TASK: Write out, exactly and only, the lines that run from the top of the records to the line with "import * as". Include both ends; exclude pictures.

SOURCE DATA:
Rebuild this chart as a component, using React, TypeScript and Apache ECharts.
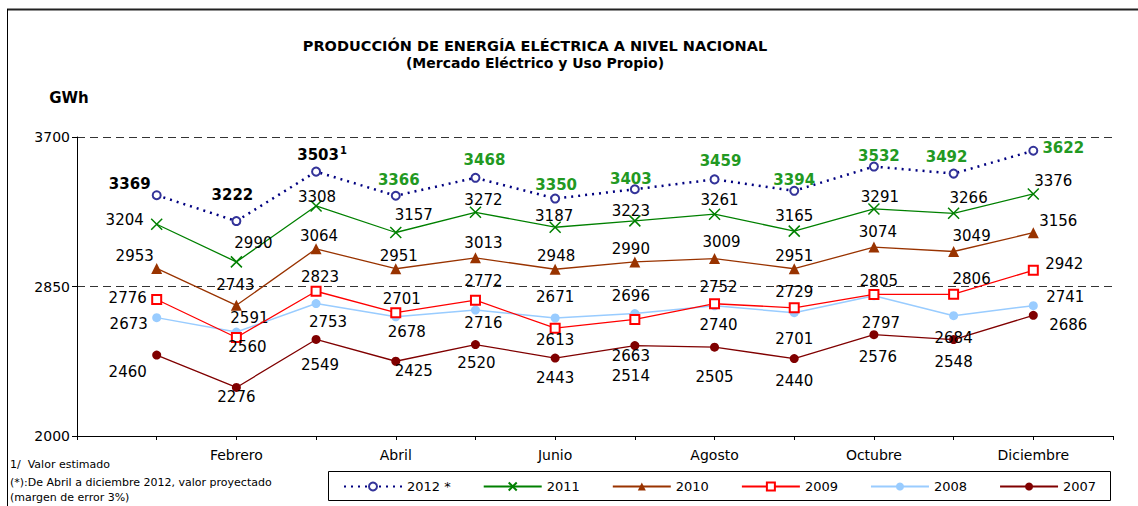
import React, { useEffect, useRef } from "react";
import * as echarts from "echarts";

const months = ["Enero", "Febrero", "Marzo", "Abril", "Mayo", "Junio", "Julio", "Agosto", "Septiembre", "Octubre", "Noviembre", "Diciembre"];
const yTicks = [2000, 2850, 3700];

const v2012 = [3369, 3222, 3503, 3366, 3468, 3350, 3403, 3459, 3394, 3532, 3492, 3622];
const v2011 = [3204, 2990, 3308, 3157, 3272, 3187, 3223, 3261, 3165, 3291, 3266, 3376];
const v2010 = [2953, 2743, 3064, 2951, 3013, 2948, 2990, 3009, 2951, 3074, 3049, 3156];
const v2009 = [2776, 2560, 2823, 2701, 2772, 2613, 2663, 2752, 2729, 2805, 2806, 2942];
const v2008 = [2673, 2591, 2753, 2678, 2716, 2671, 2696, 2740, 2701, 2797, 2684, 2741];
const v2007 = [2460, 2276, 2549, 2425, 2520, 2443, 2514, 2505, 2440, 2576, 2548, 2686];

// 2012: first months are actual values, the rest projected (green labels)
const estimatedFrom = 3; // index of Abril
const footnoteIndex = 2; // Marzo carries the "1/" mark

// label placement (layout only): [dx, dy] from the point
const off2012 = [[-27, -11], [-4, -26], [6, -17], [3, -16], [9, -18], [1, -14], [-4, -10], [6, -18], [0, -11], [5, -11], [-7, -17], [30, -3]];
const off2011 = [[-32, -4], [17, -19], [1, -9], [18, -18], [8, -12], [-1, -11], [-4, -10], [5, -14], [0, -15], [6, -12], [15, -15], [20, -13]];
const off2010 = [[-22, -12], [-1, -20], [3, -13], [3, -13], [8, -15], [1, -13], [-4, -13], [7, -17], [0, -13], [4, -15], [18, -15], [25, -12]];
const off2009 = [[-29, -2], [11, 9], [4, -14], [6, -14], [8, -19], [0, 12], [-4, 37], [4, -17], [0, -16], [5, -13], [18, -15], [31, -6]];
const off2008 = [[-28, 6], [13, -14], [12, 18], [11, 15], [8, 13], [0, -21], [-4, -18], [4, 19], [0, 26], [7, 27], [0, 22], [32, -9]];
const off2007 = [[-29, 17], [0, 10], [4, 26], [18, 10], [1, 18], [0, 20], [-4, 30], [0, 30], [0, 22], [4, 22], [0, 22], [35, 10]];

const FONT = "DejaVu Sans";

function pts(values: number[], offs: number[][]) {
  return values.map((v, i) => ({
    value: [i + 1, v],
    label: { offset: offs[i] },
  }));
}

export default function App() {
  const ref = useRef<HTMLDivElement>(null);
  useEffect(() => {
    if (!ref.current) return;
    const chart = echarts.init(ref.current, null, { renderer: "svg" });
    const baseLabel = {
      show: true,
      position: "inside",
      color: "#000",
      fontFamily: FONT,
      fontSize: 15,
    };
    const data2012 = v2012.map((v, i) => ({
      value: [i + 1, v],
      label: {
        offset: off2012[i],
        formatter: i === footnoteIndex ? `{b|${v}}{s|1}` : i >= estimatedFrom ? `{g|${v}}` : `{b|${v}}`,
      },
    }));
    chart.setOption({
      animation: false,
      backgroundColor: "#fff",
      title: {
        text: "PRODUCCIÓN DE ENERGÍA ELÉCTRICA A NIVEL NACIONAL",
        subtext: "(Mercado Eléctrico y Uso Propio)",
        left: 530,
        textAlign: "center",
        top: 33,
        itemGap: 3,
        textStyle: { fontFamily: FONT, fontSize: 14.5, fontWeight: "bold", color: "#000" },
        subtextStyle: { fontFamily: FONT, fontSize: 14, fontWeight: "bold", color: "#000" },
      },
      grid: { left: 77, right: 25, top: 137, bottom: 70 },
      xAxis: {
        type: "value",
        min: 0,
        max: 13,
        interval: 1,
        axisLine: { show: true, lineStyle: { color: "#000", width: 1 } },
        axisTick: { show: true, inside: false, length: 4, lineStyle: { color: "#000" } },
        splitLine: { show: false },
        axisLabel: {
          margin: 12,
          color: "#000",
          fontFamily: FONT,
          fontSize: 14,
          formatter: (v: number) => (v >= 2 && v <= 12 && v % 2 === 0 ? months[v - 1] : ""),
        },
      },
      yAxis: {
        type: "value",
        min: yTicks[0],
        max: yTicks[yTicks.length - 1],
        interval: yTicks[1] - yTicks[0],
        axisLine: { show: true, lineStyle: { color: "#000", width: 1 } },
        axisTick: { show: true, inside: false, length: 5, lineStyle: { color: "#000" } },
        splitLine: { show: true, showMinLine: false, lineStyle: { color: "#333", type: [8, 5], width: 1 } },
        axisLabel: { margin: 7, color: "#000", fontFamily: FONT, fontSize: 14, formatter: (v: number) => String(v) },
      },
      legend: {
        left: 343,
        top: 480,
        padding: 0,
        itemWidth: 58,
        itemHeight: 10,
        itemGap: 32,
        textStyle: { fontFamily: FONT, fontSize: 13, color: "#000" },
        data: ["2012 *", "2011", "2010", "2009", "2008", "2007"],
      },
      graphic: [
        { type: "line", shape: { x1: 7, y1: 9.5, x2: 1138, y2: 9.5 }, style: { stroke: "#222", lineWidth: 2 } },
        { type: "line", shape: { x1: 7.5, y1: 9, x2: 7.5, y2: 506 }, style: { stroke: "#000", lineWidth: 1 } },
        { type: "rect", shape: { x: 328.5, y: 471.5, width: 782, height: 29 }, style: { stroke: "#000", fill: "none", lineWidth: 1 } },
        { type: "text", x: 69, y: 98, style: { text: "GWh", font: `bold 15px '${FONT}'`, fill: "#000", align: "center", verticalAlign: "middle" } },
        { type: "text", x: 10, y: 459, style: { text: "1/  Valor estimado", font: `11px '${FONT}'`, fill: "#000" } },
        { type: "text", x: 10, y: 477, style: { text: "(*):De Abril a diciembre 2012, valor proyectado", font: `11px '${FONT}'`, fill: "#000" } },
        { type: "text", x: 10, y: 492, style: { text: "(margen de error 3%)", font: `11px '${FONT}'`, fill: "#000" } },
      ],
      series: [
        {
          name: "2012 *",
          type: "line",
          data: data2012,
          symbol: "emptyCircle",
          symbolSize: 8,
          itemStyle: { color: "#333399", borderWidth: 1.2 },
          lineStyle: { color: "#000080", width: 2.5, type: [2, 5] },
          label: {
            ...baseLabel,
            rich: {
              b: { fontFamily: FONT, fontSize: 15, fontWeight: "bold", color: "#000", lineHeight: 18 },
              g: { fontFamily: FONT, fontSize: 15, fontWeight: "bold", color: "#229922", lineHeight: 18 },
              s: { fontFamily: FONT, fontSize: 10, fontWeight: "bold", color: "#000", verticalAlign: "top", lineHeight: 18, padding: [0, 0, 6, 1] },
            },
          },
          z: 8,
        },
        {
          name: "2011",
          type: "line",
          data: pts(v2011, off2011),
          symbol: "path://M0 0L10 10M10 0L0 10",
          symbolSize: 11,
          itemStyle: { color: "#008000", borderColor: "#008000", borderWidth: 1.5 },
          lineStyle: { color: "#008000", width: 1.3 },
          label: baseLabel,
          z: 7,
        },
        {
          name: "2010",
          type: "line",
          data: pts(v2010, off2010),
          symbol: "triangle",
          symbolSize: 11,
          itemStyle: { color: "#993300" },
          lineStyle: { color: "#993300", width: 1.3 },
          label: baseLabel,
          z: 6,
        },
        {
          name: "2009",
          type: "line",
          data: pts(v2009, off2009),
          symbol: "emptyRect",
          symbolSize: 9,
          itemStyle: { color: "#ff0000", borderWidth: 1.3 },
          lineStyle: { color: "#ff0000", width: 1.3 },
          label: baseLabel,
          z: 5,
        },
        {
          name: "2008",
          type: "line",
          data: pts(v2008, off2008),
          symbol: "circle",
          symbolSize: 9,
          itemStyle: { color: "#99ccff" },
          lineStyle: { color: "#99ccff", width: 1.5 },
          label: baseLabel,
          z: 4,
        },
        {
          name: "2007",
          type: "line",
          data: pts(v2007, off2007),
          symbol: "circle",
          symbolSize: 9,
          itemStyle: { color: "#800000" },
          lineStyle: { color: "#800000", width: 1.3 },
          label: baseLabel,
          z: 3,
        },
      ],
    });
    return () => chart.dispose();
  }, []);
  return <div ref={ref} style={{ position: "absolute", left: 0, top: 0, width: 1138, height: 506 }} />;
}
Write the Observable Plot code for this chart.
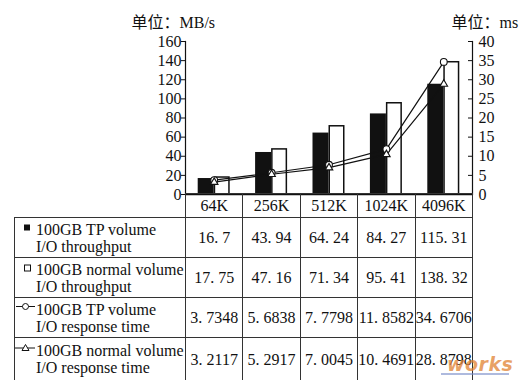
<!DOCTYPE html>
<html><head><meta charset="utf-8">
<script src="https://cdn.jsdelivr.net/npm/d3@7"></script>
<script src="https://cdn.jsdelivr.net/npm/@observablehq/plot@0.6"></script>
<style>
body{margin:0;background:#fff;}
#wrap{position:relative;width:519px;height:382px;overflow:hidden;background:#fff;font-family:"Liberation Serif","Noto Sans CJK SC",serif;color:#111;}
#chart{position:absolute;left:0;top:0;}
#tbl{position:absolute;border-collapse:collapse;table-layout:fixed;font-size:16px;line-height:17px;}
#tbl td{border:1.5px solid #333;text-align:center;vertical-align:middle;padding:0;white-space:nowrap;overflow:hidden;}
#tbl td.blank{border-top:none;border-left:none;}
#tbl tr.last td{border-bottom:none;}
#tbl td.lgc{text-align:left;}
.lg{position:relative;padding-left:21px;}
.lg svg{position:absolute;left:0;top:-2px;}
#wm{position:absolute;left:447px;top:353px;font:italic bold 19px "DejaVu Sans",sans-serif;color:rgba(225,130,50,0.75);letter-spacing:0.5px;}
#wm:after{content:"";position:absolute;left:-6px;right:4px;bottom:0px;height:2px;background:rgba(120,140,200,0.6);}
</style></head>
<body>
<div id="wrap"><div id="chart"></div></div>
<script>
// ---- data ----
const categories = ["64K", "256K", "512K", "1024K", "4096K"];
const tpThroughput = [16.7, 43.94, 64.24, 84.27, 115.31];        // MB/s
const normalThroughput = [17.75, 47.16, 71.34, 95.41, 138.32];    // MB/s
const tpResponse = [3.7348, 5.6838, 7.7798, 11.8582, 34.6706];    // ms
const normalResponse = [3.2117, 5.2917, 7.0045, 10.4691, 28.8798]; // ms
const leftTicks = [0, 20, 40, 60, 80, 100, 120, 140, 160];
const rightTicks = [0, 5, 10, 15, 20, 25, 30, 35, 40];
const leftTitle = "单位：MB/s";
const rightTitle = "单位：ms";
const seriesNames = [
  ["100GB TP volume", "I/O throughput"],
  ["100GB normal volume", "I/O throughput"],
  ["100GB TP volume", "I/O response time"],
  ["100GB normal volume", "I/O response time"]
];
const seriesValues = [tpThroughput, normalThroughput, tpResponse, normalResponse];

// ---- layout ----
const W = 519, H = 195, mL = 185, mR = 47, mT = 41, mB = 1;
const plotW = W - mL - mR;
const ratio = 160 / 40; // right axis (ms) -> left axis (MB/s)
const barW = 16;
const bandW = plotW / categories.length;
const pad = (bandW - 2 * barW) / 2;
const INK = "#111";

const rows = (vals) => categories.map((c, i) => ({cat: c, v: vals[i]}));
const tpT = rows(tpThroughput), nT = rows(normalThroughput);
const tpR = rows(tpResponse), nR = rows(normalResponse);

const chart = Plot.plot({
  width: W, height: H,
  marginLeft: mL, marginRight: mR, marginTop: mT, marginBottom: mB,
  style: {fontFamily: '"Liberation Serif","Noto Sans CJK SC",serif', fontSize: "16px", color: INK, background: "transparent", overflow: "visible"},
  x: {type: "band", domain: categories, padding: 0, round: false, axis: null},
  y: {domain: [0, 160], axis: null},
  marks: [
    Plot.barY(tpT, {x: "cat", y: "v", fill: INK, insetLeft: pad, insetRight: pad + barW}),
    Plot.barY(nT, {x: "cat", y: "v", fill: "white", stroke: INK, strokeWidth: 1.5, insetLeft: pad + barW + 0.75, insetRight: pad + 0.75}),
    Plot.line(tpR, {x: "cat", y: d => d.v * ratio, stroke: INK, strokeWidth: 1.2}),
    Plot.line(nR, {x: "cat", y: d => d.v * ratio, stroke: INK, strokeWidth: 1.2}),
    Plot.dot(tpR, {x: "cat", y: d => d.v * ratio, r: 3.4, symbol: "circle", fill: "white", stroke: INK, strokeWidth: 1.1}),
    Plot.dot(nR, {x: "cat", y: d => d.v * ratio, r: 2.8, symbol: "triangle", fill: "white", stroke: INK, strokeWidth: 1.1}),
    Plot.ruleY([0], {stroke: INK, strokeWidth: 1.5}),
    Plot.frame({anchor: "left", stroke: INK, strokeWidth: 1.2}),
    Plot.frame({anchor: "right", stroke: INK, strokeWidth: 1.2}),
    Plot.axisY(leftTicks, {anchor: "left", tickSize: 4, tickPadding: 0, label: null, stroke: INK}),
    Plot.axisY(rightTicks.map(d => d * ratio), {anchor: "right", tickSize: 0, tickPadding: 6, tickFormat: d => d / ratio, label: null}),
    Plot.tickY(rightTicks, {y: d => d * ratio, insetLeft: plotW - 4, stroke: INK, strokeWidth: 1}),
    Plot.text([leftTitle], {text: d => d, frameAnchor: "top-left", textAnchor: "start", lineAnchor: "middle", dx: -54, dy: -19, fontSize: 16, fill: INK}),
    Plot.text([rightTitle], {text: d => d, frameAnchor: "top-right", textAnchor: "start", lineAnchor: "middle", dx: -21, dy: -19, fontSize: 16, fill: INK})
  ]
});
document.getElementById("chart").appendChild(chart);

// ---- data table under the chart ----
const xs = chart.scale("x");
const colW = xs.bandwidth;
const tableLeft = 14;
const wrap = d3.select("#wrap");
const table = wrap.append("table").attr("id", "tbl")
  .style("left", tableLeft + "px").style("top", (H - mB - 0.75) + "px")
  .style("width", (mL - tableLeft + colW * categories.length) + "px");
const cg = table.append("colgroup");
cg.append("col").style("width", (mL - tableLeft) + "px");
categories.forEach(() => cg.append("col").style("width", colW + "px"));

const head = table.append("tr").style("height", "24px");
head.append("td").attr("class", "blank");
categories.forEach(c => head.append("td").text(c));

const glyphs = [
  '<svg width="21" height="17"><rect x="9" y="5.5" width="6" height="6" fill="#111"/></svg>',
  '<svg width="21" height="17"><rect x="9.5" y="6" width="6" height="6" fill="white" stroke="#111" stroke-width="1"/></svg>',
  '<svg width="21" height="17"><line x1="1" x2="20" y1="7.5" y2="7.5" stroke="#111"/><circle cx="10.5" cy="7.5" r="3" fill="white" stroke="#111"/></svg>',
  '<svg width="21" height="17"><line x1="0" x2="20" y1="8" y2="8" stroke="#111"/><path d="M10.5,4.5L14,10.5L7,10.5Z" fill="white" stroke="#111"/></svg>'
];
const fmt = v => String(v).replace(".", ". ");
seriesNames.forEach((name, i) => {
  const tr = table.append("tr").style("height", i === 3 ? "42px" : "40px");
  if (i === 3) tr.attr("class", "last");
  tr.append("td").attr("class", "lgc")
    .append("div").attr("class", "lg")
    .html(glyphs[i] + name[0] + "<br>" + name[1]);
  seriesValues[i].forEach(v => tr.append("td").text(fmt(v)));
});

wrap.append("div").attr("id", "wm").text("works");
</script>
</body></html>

REPLY:
Rebuild this chart as a component, using React, TypeScript and Apache ECharts.
import React, { useEffect, useRef } from "react";
import * as echarts from "echarts";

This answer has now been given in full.